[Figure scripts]
— Start —

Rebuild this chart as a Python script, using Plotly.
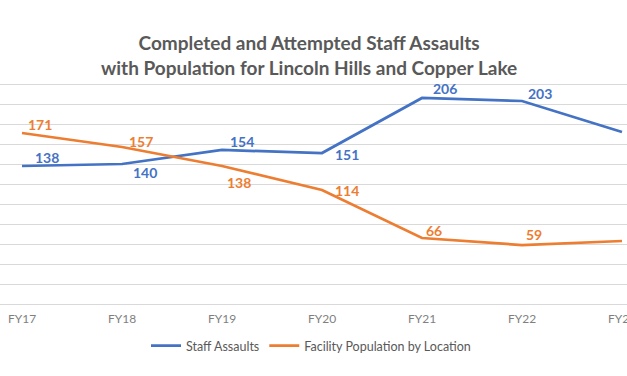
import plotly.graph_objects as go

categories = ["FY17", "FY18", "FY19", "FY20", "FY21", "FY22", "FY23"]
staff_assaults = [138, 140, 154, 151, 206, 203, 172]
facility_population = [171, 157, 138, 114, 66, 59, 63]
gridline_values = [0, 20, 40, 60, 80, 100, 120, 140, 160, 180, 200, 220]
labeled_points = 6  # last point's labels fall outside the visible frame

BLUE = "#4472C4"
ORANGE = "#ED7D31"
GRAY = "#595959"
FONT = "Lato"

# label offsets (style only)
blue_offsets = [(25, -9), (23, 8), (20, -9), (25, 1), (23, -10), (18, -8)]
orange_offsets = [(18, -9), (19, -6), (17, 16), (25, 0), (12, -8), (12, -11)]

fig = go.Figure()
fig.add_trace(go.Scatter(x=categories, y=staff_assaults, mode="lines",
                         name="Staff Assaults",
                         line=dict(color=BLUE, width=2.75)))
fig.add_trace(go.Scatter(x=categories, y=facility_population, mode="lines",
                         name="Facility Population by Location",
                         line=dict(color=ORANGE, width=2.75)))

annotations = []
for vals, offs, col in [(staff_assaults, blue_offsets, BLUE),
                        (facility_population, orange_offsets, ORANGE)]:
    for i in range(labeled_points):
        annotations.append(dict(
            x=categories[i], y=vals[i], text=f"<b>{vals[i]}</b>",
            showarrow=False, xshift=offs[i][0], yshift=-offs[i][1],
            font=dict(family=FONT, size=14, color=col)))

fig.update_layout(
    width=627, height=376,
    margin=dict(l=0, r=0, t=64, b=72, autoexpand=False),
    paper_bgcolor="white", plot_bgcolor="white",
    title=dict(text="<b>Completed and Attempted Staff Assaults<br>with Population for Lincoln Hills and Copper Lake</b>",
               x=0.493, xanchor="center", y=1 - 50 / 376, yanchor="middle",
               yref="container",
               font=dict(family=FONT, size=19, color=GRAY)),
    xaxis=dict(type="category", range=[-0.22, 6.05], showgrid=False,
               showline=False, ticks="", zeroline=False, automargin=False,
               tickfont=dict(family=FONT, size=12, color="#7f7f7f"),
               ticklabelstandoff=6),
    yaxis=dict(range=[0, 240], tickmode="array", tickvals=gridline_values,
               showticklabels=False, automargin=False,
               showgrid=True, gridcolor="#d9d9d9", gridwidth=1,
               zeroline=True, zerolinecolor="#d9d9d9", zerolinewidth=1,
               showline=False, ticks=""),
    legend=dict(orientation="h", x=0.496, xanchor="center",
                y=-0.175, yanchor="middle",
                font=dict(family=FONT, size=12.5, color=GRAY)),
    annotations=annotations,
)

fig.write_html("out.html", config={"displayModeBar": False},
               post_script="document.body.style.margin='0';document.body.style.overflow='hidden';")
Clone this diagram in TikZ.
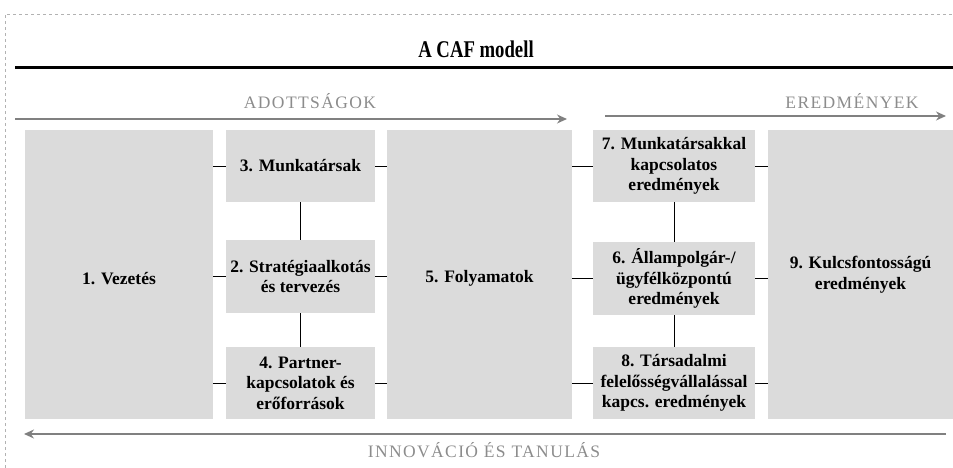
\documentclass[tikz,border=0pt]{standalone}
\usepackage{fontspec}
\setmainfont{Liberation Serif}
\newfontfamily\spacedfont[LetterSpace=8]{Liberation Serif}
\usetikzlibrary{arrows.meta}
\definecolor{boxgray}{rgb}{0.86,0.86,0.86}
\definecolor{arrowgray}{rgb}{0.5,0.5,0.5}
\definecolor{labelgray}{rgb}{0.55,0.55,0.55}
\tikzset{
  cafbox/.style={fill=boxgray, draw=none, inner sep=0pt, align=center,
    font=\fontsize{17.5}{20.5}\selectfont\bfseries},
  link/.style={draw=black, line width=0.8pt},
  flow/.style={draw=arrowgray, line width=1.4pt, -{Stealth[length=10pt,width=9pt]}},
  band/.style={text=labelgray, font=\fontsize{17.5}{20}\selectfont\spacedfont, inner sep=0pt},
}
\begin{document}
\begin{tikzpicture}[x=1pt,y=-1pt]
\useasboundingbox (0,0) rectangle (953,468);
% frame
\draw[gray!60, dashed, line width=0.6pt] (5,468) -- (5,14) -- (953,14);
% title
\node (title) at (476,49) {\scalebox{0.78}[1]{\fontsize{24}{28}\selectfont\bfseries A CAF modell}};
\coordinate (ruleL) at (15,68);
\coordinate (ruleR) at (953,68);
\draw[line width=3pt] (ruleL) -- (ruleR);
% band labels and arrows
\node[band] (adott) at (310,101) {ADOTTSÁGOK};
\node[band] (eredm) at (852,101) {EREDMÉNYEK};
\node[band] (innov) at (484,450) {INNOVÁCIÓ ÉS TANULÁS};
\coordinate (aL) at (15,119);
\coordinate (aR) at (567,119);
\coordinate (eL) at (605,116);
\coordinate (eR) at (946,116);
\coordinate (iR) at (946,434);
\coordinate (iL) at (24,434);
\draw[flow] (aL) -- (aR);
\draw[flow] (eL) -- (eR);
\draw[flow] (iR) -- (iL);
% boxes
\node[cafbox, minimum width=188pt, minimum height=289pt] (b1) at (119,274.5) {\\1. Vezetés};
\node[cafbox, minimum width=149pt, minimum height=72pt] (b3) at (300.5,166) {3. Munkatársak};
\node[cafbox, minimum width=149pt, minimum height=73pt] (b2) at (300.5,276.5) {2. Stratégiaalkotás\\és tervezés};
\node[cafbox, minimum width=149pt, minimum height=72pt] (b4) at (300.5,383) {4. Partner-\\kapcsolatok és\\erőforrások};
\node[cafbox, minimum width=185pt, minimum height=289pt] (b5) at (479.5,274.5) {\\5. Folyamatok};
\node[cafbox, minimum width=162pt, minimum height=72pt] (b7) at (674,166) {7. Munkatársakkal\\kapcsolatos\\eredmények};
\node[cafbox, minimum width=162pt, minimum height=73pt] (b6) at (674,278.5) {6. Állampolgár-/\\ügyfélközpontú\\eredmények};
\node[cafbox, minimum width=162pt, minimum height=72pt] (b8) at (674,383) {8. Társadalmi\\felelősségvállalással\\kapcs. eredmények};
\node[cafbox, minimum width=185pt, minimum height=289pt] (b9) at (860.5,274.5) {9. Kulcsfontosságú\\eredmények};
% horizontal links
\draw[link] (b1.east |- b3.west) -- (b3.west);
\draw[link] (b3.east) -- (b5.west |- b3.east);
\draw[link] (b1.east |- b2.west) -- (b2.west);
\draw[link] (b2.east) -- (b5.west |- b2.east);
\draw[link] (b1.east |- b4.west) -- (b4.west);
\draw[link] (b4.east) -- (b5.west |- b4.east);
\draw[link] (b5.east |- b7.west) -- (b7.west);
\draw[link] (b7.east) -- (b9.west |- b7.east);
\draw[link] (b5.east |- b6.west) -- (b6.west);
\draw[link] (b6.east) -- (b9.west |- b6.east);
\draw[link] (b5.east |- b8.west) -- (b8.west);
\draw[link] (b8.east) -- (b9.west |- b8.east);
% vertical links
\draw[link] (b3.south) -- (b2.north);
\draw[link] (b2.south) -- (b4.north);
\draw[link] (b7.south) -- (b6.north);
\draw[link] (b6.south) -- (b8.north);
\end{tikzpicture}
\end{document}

— End —
— Start —

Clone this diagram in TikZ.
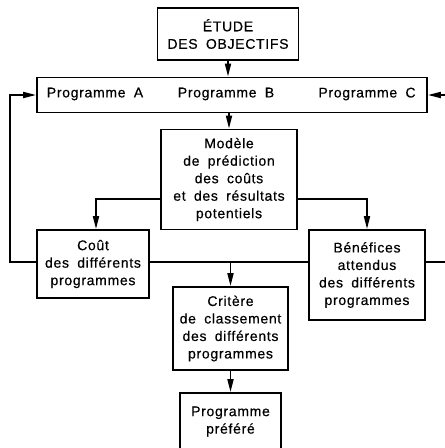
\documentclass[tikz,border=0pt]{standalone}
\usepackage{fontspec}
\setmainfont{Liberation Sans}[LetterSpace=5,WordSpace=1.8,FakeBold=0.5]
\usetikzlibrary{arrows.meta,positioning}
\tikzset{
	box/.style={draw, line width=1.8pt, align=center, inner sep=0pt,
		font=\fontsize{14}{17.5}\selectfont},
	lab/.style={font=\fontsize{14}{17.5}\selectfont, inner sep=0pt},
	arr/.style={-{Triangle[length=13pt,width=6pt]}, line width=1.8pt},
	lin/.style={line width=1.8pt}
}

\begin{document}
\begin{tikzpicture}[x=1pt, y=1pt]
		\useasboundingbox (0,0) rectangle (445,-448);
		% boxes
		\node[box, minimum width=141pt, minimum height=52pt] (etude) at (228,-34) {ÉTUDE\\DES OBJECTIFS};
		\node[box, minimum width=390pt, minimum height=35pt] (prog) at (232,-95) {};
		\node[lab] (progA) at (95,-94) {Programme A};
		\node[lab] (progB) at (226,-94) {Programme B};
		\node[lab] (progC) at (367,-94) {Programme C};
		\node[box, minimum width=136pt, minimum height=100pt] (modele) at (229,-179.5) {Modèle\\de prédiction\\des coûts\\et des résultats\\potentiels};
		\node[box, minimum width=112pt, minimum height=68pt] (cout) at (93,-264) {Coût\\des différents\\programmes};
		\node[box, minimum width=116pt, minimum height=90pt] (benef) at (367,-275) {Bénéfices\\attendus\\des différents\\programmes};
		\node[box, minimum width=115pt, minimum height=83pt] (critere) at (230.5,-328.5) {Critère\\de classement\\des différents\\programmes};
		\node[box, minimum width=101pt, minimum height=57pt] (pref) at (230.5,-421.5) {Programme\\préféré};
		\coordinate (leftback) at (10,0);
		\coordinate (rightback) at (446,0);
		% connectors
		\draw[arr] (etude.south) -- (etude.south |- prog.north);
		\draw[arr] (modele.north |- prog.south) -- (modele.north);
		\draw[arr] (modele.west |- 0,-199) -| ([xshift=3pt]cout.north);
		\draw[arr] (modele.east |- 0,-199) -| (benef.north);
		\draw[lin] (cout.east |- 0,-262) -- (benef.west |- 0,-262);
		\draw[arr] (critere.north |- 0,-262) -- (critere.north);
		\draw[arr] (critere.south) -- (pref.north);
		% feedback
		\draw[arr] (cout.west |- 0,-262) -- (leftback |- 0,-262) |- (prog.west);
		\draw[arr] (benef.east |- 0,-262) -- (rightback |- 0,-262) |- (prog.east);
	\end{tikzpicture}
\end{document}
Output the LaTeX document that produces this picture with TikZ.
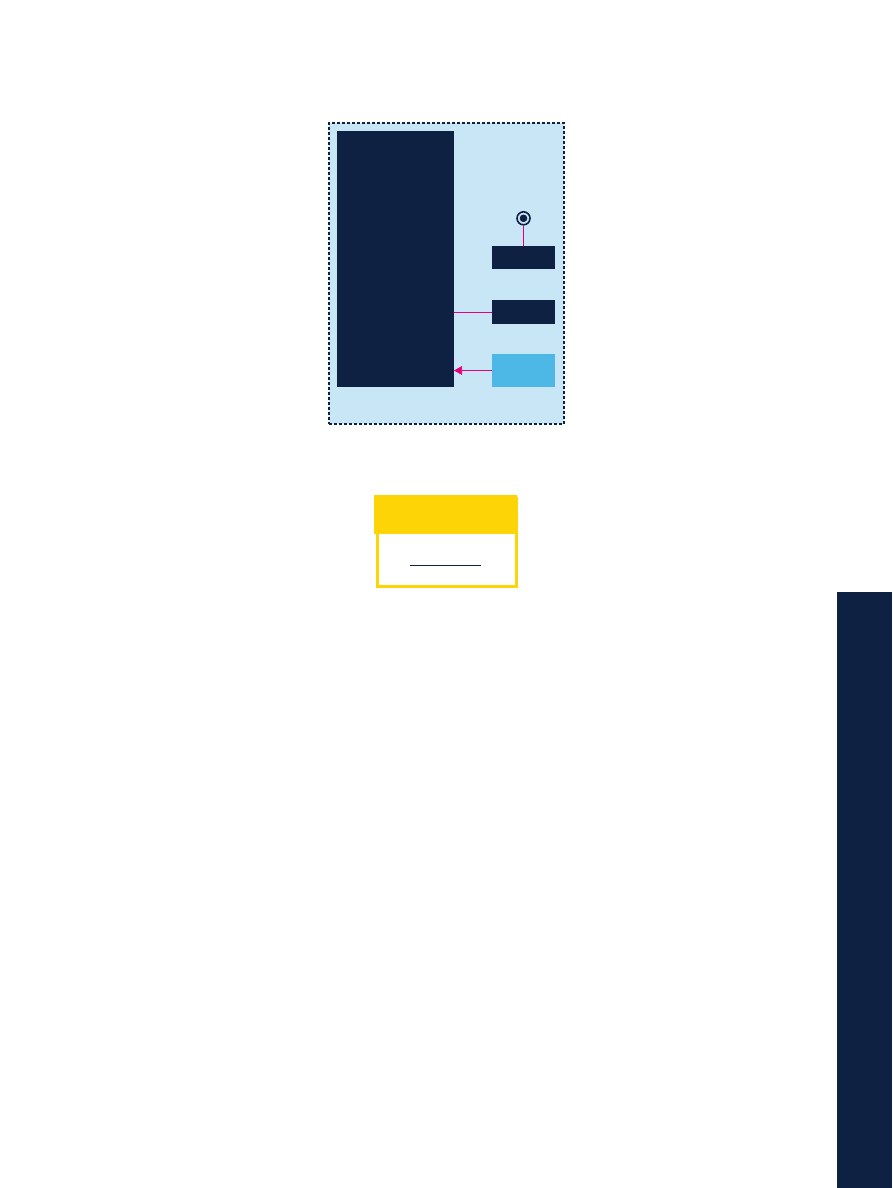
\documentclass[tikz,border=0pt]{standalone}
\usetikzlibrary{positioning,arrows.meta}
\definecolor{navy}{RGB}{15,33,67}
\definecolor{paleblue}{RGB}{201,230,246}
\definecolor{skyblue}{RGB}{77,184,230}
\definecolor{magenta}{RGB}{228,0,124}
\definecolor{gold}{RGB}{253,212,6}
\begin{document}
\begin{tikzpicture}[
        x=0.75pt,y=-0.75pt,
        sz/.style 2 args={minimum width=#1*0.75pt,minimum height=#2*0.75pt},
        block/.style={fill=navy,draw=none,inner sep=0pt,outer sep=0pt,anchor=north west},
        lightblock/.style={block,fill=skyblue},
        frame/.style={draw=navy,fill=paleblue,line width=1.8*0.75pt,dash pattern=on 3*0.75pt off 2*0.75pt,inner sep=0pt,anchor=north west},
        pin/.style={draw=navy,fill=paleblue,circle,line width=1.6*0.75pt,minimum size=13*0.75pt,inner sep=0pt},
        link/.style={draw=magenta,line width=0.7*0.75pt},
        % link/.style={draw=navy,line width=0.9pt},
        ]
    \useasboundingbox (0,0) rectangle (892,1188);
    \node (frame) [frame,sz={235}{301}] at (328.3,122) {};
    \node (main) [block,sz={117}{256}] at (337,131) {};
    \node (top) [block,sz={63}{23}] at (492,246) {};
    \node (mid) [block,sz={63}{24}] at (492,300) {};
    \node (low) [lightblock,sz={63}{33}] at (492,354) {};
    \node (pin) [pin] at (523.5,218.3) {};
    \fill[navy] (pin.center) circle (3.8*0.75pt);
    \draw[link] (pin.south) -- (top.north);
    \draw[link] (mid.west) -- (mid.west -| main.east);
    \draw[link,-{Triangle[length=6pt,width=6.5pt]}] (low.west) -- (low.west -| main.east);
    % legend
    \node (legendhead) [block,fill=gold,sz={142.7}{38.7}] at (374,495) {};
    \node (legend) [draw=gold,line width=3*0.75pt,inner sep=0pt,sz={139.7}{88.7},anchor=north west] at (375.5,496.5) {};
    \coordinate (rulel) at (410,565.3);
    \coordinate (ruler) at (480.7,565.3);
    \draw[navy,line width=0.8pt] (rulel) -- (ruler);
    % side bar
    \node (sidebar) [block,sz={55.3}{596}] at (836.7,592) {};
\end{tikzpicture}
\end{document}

— End —

• WHAT YOU HAVE TO DO: Copy out every line of the data that includes "this".

• RESPONSE TO THE TASK:
Rebuild this chart as a Python script, using Plotly.
Clone this diagram in TikZ.
Clone this diagram in TikZ.
Output the LaTeX document that produces this picture with TikZ.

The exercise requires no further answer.